- **Data supplied**:
== == ==
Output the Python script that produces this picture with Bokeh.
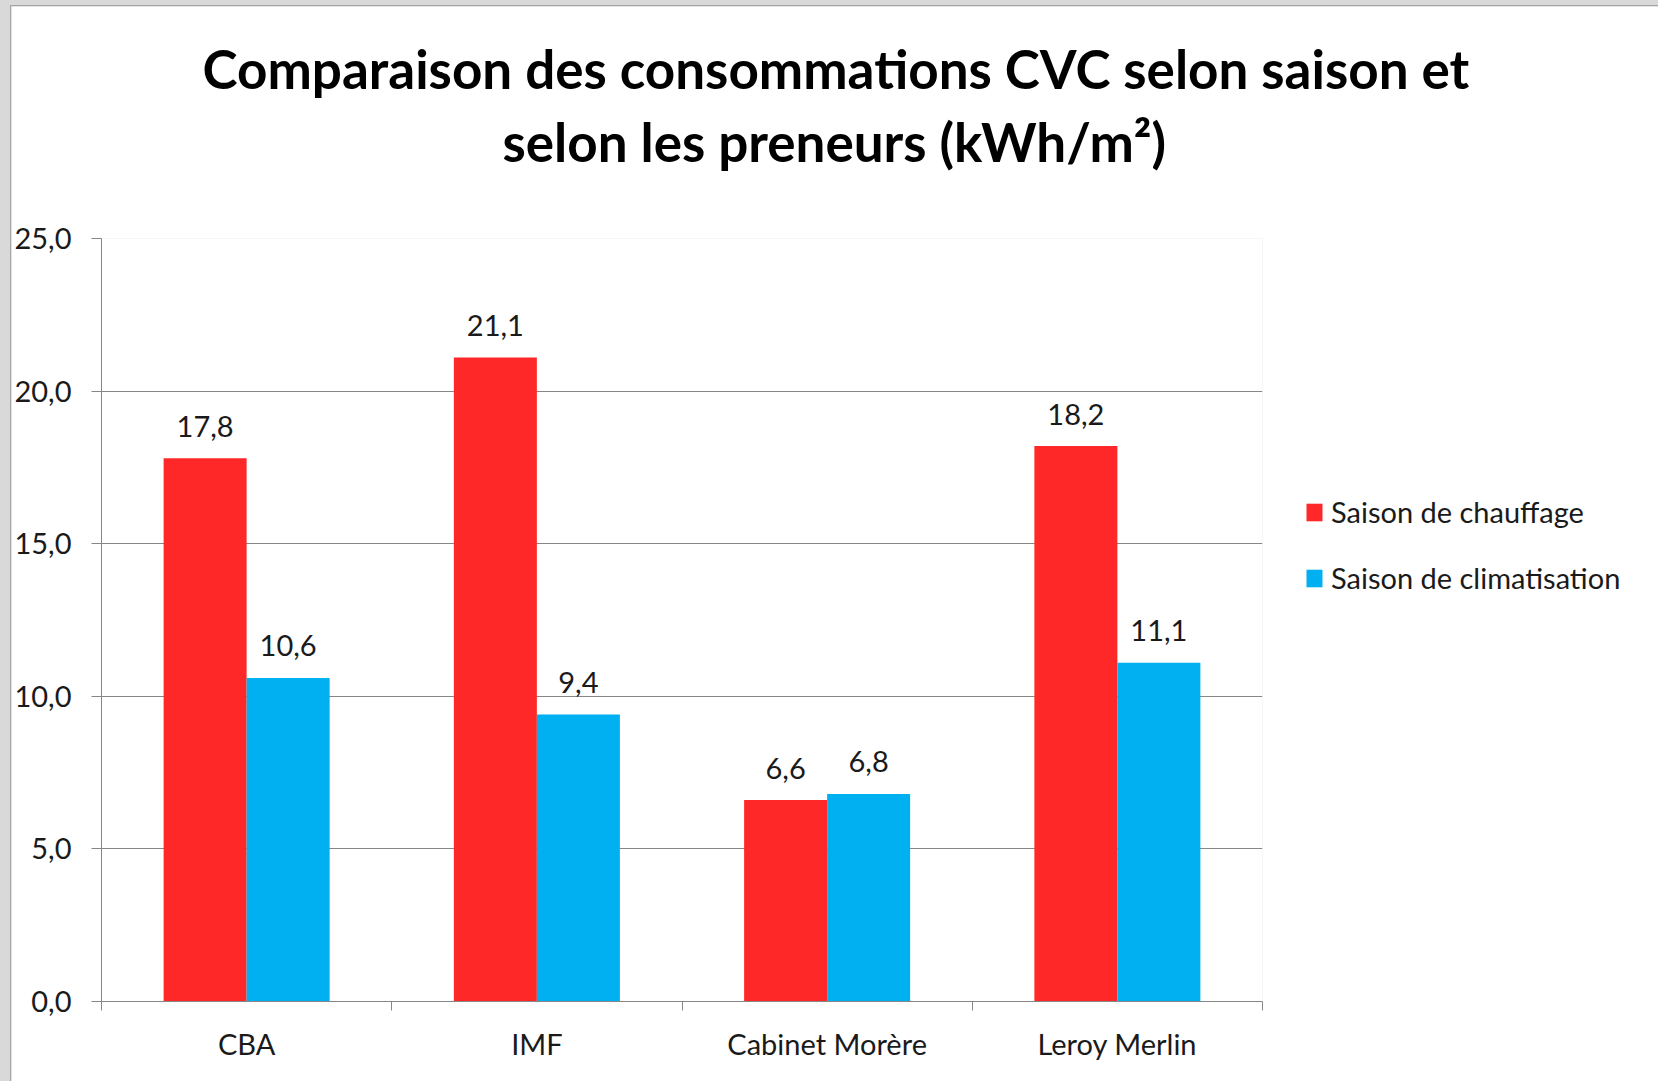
from bokeh.plotting import figure
from bokeh.models import (ColumnDataSource, Range1d, FixedTicker, Title, Legend, LegendItem)
from bokeh.layouts import column
from bokeh.embed import file_html
from bokeh.resources import INLINE
from bokeh.core.properties import value

# ---- data ----
categories = ["CBA", "IMF", "Cabinet Morère", "Leroy Merlin"]
chauffage = [17.8, 21.1, 6.6, 18.2]
climatisation = [10.6, 9.4, 6.8, 11.1]
series_names = ["Saison de chauffage", "Saison de climatisation"]
y_ticks = [0, 5, 10, 15, 20, 25]
title_lines = ["Comparaison des consommations CVC selon saison et",
               "selon les preneurs (kWh/m²)"]

RED = "#FF2828"
BLUE = "#00B0F0"
GRID = "#878787"
FONT = "Lato"
TXT = "#1a1a1a"

def fr(v):
    return f"{v:.1f}".replace(".", ",")

idx = list(range(len(categories)))
bw = 0.286
src_r = ColumnDataSource(dict(x=[i + 0.5 - bw / 2 for i in idx], top=chauffage,
                              lab=[fr(v) for v in chauffage]))
src_b = ColumnDataSource(dict(x=[i + 0.5 + bw / 2 for i in idx], top=climatisation,
                              lab=[fr(v) for v in climatisation]))

p = figure(frame_width=1160, frame_height=762, output_backend="svg", toolbar_location=None,
           x_range=Range1d(0, len(categories)), y_range=Range1d(0, 25),
           min_border_left=89, min_border_right=1, min_border_top=0,
           min_border_bottom=82)
p.background_fill_color = "white"
p.border_fill_color = "white"
p.outline_line_color = None
p.styles = {"border-left": "1px solid #a6a6a6", "border-top": "1px solid #a6a6a6"}

r1 = p.vbar(x="x", top="top", width=bw, source=src_r, fill_color=RED, line_color=None)
r2 = p.vbar(x="x", top="top", width=bw, source=src_b, fill_color=BLUE, line_color=None)

for src in (src_r, src_b):
    p.text(x="x", y="top", text="lab", source=src, text_align="center",
           text_baseline="alphabetic", y_offset=-32, text_font=value(FONT),
           text_font_size="29px", text_color=TXT)

# axes
p.xaxis.ticker = FixedTicker(ticks=[i + 0.5 for i in idx],
                             minor_ticks=list(range(len(categories) + 1)))
p.xaxis.major_label_overrides = {i + 0.5: c for i, c in zip(idx, categories)}
p.xaxis.major_tick_out = 0
p.xaxis.major_tick_in = 0
p.xaxis.minor_tick_out = 9
p.xaxis.minor_tick_in = 0
p.xaxis.minor_tick_line_color = GRID
p.xaxis.axis_line_color = GRID
p.xaxis.major_label_standoff = 15
p.xaxis.major_label_text_font = FONT
p.xaxis.major_label_text_font_size = "29px"
p.xaxis.major_label_text_color = TXT

p.yaxis.ticker = FixedTicker(ticks=y_ticks)
p.yaxis.major_label_overrides = {t: fr(t) for t in y_ticks}
p.yaxis.major_tick_out = 10
p.yaxis.major_tick_in = 0
p.yaxis.minor_tick_line_color = None
p.yaxis.major_tick_line_color = GRID
p.yaxis.axis_line_color = GRID
p.yaxis.major_label_standoff = 20
p.yaxis.major_label_text_font = FONT
p.yaxis.major_label_text_font_size = "29px"
p.yaxis.major_label_text_color = TXT

p.xgrid.grid_line_color = None
p.ygrid.grid_line_color = GRID
p.ygrid.grid_line_width = 1

# two-line title; titles stack outward from the plot, so add from the plot upward
def title_part(text, offset, standoff, size="53px"):
    return Title(text=text, align="left", offset=offset, standoff=standoff,
                 text_font=FONT, text_font_style="bold", text_font_size=size,
                 text_color="black")

p.add_layout(title_part(" ", 0, 59, "1px"), "above")          # gap under the title
p.add_layout(title_part(title_lines[1], 401, 8), "above")
p.add_layout(title_part(title_lines[0], 101, 8), "above")
p.add_layout(title_part(" ", 0, 21, "1px"), "above")          # gap above the title

legend = Legend(items=[LegendItem(label=series_names[0], renderers=[r1]),
                       LegendItem(label=series_names[1], renderers=[r2])],
                location=(42, 406), orientation="vertical")
legend.border_line_color = None
legend.background_fill_alpha = 0
legend.padding = 0
legend.margin = 0
legend.spacing = 31
legend.glyph_width = 20
legend.glyph_height = 22
legend.label_height = 30
legend.label_standoff = 7
legend.label_text_font = FONT
legend.label_text_font_size = "29px"
legend.label_text_color = TXT
p.add_layout(legend, "right")

layout = column(p, styles={"background-color": "#d9d9d9", "padding": "5px 0px 0px 10px"})

open("out.html", "w").write(file_html(layout, INLINE))
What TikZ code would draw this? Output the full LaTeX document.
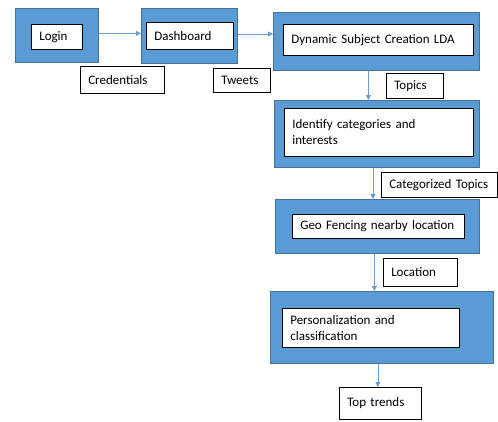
\documentclass[tikz,border=0pt]{standalone}
\usepackage{fontspec}
\setmainfont{Carlito}
\usetikzlibrary{arrows.meta}
\definecolor{boxblue}{HTML}{5B9BD5}
\definecolor{boxedge}{HTML}{41719C}
\definecolor{flowblue}{HTML}{6A9FD4}
\tikzset{
  outerbox/.style={draw=boxedge, fill=boxblue, line width=0.8pt, anchor=north west, inner sep=0pt},
  innerbox/.style={draw=black, fill=white, line width=0.6pt, anchor=north west, inner xsep=8pt, inner ysep=0pt, align=left, font=\fontsize{13}{16}\selectfont},
  labelbox/.style={innerbox, line width=0.5pt},
  flow/.style={draw=flowblue, line width=0.8pt, -{Triangle[length=5pt,width=5pt]}}
}
\begin{document}
\begin{tikzpicture}[x=1pt,y=-1pt]
\useasboundingbox (0,0) rectangle (498,421);
% blue process boxes
\node[outerbox, minimum width=83pt, minimum height=54pt] (login) at (15,8) {};
\node[outerbox, minimum width=96pt, minimum height=55pt] (dash) at (141,8) {};
\node[outerbox, minimum width=206pt, minimum height=58pt] (lda) at (273,12) {};
\node[outerbox, minimum width=205pt, minimum height=67pt] (ident) at (274,100) {};
\node[outerbox, minimum width=204pt, minimum height=54pt] (geo) at (275,199) {};
\node[outerbox, minimum width=223pt, minimum height=72pt] (pers) at (270,291) {};
% white text boxes
\node[innerbox, text width=35pt, minimum height=25pt] (login-in) at (31,24) {Login};
\node[innerbox, text width=71pt, minimum height=27pt] (dash-in) at (146,22) {Dashboard\\[4pt]};
\node[innerbox, text width=174pt, minimum height=31pt] (lda-in) at (283,24) {Dynamic Subject Creation LDA};
\node[innerbox, text width=173pt, minimum height=48pt] (ident-in) at (284,108) {Identify categories and\\interests};
\node[innerbox, text width=156pt, minimum height=24pt] (geo-in) at (292,214) {Geo Fencing nearby location};
\node[innerbox, text width=161pt, minimum height=39pt] (pers-in) at (282,308) {Personalization and\\classification};
% data labels
\node[labelbox, text width=68pt, minimum height=27pt] (cred) at (80,66) {Credentials};
\node[labelbox, text width=41pt, minimum height=24pt] (tweets) at (213,68) {Tweets};
\node[labelbox, text width=41pt, minimum height=25pt] (topics) at (386,73) {Topics};
\node[labelbox, text width=100pt, minimum height=25pt] (cattop) at (381,172) {Categorized Topics};
\node[labelbox, text width=58pt, minimum height=28pt] (loc) at (383,258) {Location};
\node[labelbox, text width=66pt, minimum height=32pt] (trends) at (339,387) {Top trends};
% arrows
\draw[flow] ([yshift=2pt]login.east) -- ([yshift=2pt]login.east -| dash.west);
\draw[flow] ([yshift=2pt]dash.east) -- ([yshift=2pt]dash.east -| lda.west);
\draw[flow] ([xshift=-8pt]lda.south) -- ([xshift=-8pt]lda.south |- ident.north);
\draw[flow] ([xshift=-4pt]ident.south) -- ([xshift=-4pt]ident.south |- geo.north);
\draw[flow] ([xshift=-3pt]geo.south) -- ([xshift=-3pt]geo.south |- pers.north);
\draw[flow] ([xshift=-4pt]pers.south) -- ([xshift=-4pt]pers.south |- trends.north);
\end{tikzpicture}
\end{document}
== == ==
- **What to produce**: Say how many lines have the string "this" in them, offering no words beyond the number.

- **Complete response**: 2